Q: My mother died, leaving an irrevocable living trust giving my two brothers and me equal one-third shares. She put my share in a trust naming my brother as trustee. Her estate was closed as of December 2003. Does my brother legally have to provide me with an interim supplementary final accounting or a plan of distribution? A trust allows the trustee to manage and administer as he deems appropriate. Does this mean I have no legal right for the decisions on how my share of the trust is invested? If so, can I contest this issue in court? The trust states "upon the last to occur of actual retirement or attaining the age of 65 years, that the trustee shall annuitize on a monthly basis the remaining trust estate over the estimated life expectancy of grantor's son's life expectancy." What exactly does that mean?
J.M., Sneads Fla.
A: The wording on trusts is very important and without reading your actual document, Gary Altman, an attorney and certified financial planner in Rockville, Md., says he cannot precisely determine your rights and obligations. But as trustee, your brother should be providing you with periodic accounts - at least annually - to inform you of what is in the trust, how it is invested, and what was spent, Mr. Altman says.
"You really do not have any say in how it is invested," he says. But your brother holds a fiduciary obligation to you. That means that he must act in your best interest at all times. If he doesn't, then you can take him to court to enforce your rights.
When you turn 65 (assuming you are no longer "working"), he must make distributions to you based upon your life expectancy. This is a somewhat complicated calculation that's based upon the value of the trust, how long you're expected to live, and an assumption on how much the trust should earn, Altman says.
If you feel that your rights as a beneficiary are being violated, he recommends you discuss the matter with a lawyer who specializes in trusts and estates.
Q: Is there such a thing as a credit union or other banking institution where I could finance my house so that my interest payments would benefit others in need?

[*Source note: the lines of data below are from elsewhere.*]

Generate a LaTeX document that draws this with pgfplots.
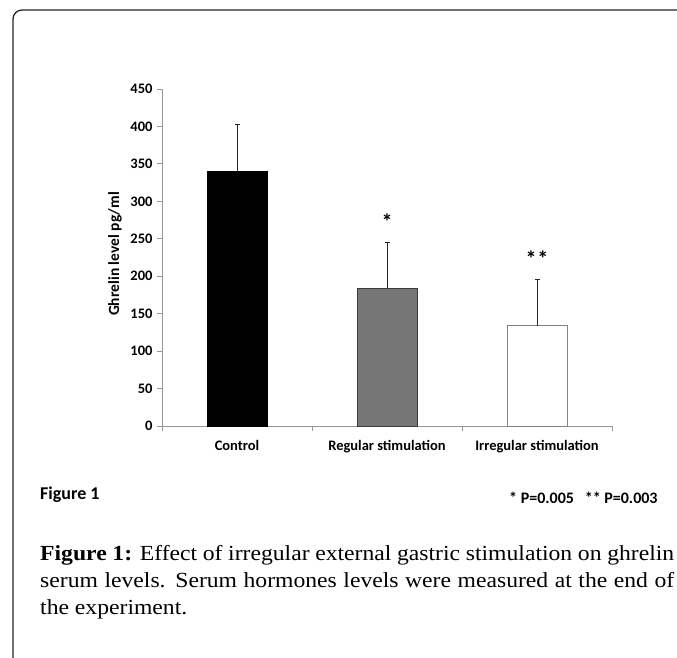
\documentclass[border=0pt]{standalone}
\usepackage{fontspec}
\setmainfont{Liberation Serif}[FakeStretch=1.1]
\newfontfamily\calfont{Carlito}
\usepackage{pgfplots}
\pgfplotsset{compat=1.18}
\definecolor{axgray}{RGB}{150,150,150}
\definecolor{barmid}{RGB}{118,118,118}
\definecolor{bardark}{RGB}{60,60,60}
\definecolor{barlight}{RGB}{130,130,130}
\begin{document}
\begin{tikzpicture}[x=1pt,y=1pt]
\useasboundingbox (0,0) rectangle (677,-657);
\begin{scope}
\clip (0,0) rectangle (677,-657);
\draw[line width=1.3pt, black!85, rounded corners=9pt] (13,-700) -- (13,-10) -- (720,-10);
\end{scope}
\begin{axis}[
  at={(162pt,-426pt)}, anchor=south west,
  scale only axis, width=450pt, height=337pt,
  xmin=-0.5, xmax=2.5, ymin=0, ymax=450,
  axis x line*=bottom, axis y line*=left,
  axis line style={axgray, line width=0.8pt},
  ytick={0,50,...,450},
  xtick={-0.5,0.5,1.5,2.5},
  xticklabels={Control,Regular stimulation,Irregular stimulation,},
  x tick label as interval,
  tick align=outside, major tick length=5pt,
  tick style={axgray, line width=0.8pt},
  /pgf/number format/assume math mode=true,
  tick label style={font=\calfont\bfseries\fontsize{14.5}{16}\selectfont, text=black},
  yticklabel style={xshift=-1pt},
  xticklabel style={yshift=-6pt},
  clip=false,
]
\addplot[ybar, bar width=0.4, bar shift=0pt, fill=black, draw=black,
  error bars/.cd, y dir=plus, y explicit, error bar style={black!85, line width=0.8pt}, error mark options={black!85, line width=0.8pt, mark size=2.5pt, rotate=90}]
  coordinates {(0,340.5) +- (0,62.8)};
\addplot[ybar, bar width=0.4, bar shift=0pt, fill=barmid, draw=bardark, line width=0.9pt,
  error bars/.cd, y dir=plus, y explicit, error bar style={black!85, line width=0.8pt}, error mark options={black!85, line width=0.8pt, mark size=2.5pt, rotate=90}]
  coordinates {(1,184.3) +- (0,61.4)};
\addplot[ybar, bar width=0.4, bar shift=0pt, fill=white, draw=barlight, line width=0.9pt,
  error bars/.cd, y dir=plus, y explicit, error bar style={black!85, line width=0.8pt}, error mark options={black!85, line width=0.8pt, mark size=2.5pt, rotate=90}]
  coordinates {(2,133.8) +- (0,62.5)};
\node[font=\calfont\bfseries\fontsize{22}{24}\selectfont] at (axis cs:1,272.4) {*};
\node[font=\calfont\bfseries\fontsize{22}{24}\selectfont] at (axis cs:2,223.5) {*\kern1pt*};
\end{axis}
\node[rotate=90, font=\calfont\bfseries\fontsize{15.5}{17}\selectfont] at (115,-254) {Ghrelin level pg/ml};
\node[anchor=base west, inner sep=0, font=\calfont\bfseries\fontsize{18}{20}\selectfont] at (40,-499) {Figure 1};
\node[anchor=base west, inner sep=0, font=\calfont\bfseries\fontsize{16}{18}\selectfont] at (509,-503) {* P=0.005\ \ \ ** P=0.003};
\node[anchor=north west, inner sep=0, text width=634pt, align=justify, font=\fontsize{21.5}{27}\selectfont] at (40,-545) {\textbf{Figure 1:} Effect of irregular external gastric stimulation on ghrelin serum levels. Serum hormones levels were measured at the end of the experiment.};
\end{tikzpicture}
\end{document}
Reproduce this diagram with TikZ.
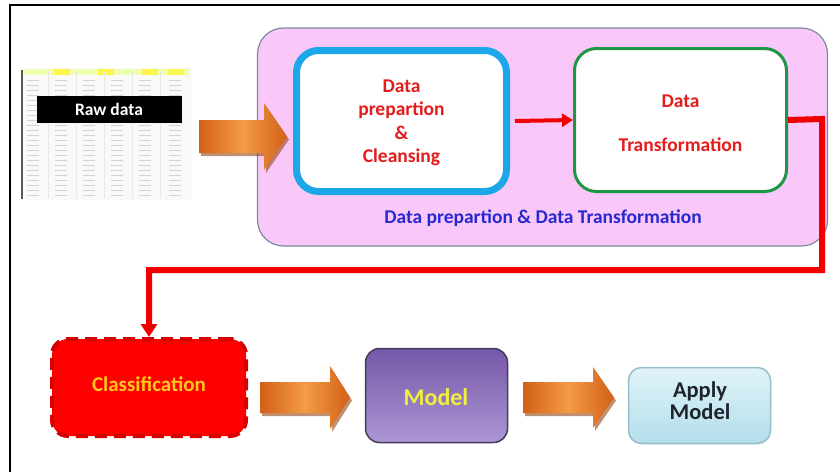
\documentclass[tikz,border=0pt]{standalone}
\usepackage{fontspec}
\setmainfont{Carlito}
\usetikzlibrary{arrows.meta}
\definecolor{redtxt}{RGB}{228,28,28}
\definecolor{titleblue}{RGB}{40,40,210}
\definecolor{pinkfill}{RGB}{250,200,248}
\definecolor{pinkedge}{RGB}{120,140,160}
\definecolor{cyanedge}{RGB}{28,168,232}
\definecolor{greenedge}{RGB}{30,150,70}
\definecolor{connred}{RGB}{240,0,0}
\definecolor{classred}{RGB}{255,0,0}
\definecolor{classedge}{RGB}{215,0,0}
\definecolor{classtxt}{RGB}{255,200,30}
\definecolor{modeltop}{RGB}{118,88,168}
\definecolor{modelbot}{RGB}{172,150,212}
\definecolor{modeledge}{RGB}{70,60,90}
\definecolor{modeltxt}{RGB}{240,240,60}
\definecolor{applytop}{RGB}{225,243,248}
\definecolor{applybot}{RGB}{178,222,235}
\definecolor{applyedge}{RGB}{150,190,200}
\definecolor{applytxt}{RGB}{30,36,44}
\definecolor{orA}{RGB}{210,96,24}
\definecolor{orB}{RGB}{244,156,70}
\definecolor{orS}{RGB}{150,70,20}
\tikzset{
  txt/.style={font=\bfseries\fontsize{19.5}{23.5}\selectfont, align=center},
  outerbox/.style={draw=pinkedge, line width=1.2pt, fill=pinkfill, rounded corners=26pt},
  cleanbox/.style={draw=cyanedge, line width=7pt, fill=white, rounded corners=22pt},
  transbox/.style={draw=greenedge, line width=3pt, fill=white, rounded corners=22pt},
  classbox/.style={draw=classedge, fill=classred, line width=4pt, dash pattern=on 12pt off 7pt, rounded corners=16pt},
  modelbox/.style={draw=modeledge, line width=1.5pt, top color=modeltop, bottom color=modelbot, rounded corners=14pt},
  applybox/.style={draw=applyedge, line width=1.5pt, top color=applytop, bottom color=applybot, rounded corners=13pt},
  redconn/.style={draw=connred, line width=6pt, -{Triangle[width=16pt,length=13pt]}},
  redarrow/.style={draw=connred, line width=4pt, -{Triangle[width=13pt,length=11pt]}},
  blockarrow/.style={left color=orA, right color=orA, middle color=orB, draw=none},
  blockshadow/.style={fill=orS, opacity=0.6, draw=none},
  cell/.style={draw=gray!35, line width=0.9pt}
}
\newcommand{\blockarr}[6]{% x0, x1 (head start), xt (tip), ytop, ybot, headextend
  \fill[blockshadow] (#1+2,#4+3) -- (#2+2,#4+3) -- (#2+2,#4-#6+3) -- (#3+2,{(#4+#5)/2+3}) -- (#2+2,#5+#6+3) -- (#2+2,#5+3) -- (#1+2,#5+3) -- cycle;
  \shade[blockarrow] (#1,#4) -- (#2,#4) -- (#2,#4-#6) -- (#3,{(#4+#5)/2}) -- (#2,#5+#6) -- (#2,#5) -- (#1,#5) -- cycle;
}
\begin{document}
\begin{tikzpicture}[x=1pt,y=-1pt]
\useasboundingbox (0,0) rectangle (840,472);
\fill[white] (0,0) rectangle (840,472);
% frame
\draw[line width=2.5pt] (10,472) -- (10,5) -- (840,5);

% spreadsheet
\fill[gray!5] (22,68) rectangle (192,200);
\fill[green!25!yellow!30] (24,69) rectangle (190,75);
\foreach \cx in {62,106,150,176} {\fill[yellow!70] (\cx-8,69) rectangle (\cx+8,75);}
\draw[gray!70!black, line width=1.5pt] (22,70) -- (22,199);
\foreach \ry in {80,85,...,196} {
  \foreach \cx in {34,62,90,118,146,176} {
    \draw[cell] (\cx-7,\ry) -- (\cx+5,\ry);
  }
}
\foreach \cx in {48,76,104,132,160} {\draw[gray!18, line width=0.6pt] (\cx,72) -- (\cx,198);}
\node[fill=black, text=white, minimum width=145pt, minimum height=27pt, inner sep=0pt,
      font=\bfseries\fontsize{17.5}{19}\selectfont] (raw) at (109,109.5) {Raw data};

% container
\node[outerbox, minimum width=570pt, minimum height=218pt] (prep) at (542.5,137) {};
\node[cleanbox, minimum width=210pt, minimum height=141pt] (clean) at (401.5,121) {};
\node[txt, text=redtxt] at (401.5,123) {Data\\prepartion\\\&\\Cleansing};
\node[transbox, minimum width=212pt, minimum height=143pt] (trans) at (680.5,120) {};
\node[txt, text=redtxt] at (680.5,123) {Data\\[21pt]Transformation};
\node[txt, text=titleblue] (title) at (543,218) {Data prepartion \& Data Transformation};

% orange arrow 1
\blockarr{199}{264}{287}{120}{153}{17}

% red arrows
\draw[redarrow] ([xshift=5pt]clean.east) -- (trans.west);
\coordinate (c1) at (822,119);
\coordinate (c2) at (822,270);

% bottom row
\node[classbox, minimum width=194pt, minimum height=97pt] (class) at (149,387.5) {};
\node[txt, text=classtxt, font=\bfseries\fontsize{21}{24}\selectfont] at (149,384) {Classification};
\node[modelbox, minimum width=142pt, minimum height=94pt] (model) at (436.5,395.5) {};
\node[txt, text=modeltxt, font=\bfseries\fontsize{24}{26}\selectfont] at (436,397) {Model};
\node[applybox, minimum width=142pt, minimum height=76pt] (apply) at (699.5,405.5) {};
\node[txt, text=applytxt, font=\bfseries\fontsize{22.5}{22}\selectfont] at (700,401) {Apply\\Model};

\draw[redconn] (trans.east) -- (c1) -- (c2) -| (class.north);

\blockarr{260}{330}{350}{382}{413}{16}
\blockarr{523}{593}{614}{382}{413}{15}
\end{tikzpicture}
\end{document}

In particular around Athens, Ohio?
C.W., via e-mail
A: Unfortunately for your purposes, there isn't a central registry of good deeds done by financial institutions. But many are involved in helping their communities. Some give money to worthwhile causes, others support employees who volunteer time at places such as a local food bank or a Habitat for Humanity home-building project.
It's up to you, then, to call financial institutions in your area and ask about their charitable endeavors. Bigger institutions, in particular, often have community outreach officers who can tell you about their charitable efforts. From there, you can decide whether they've done enough to merit your business.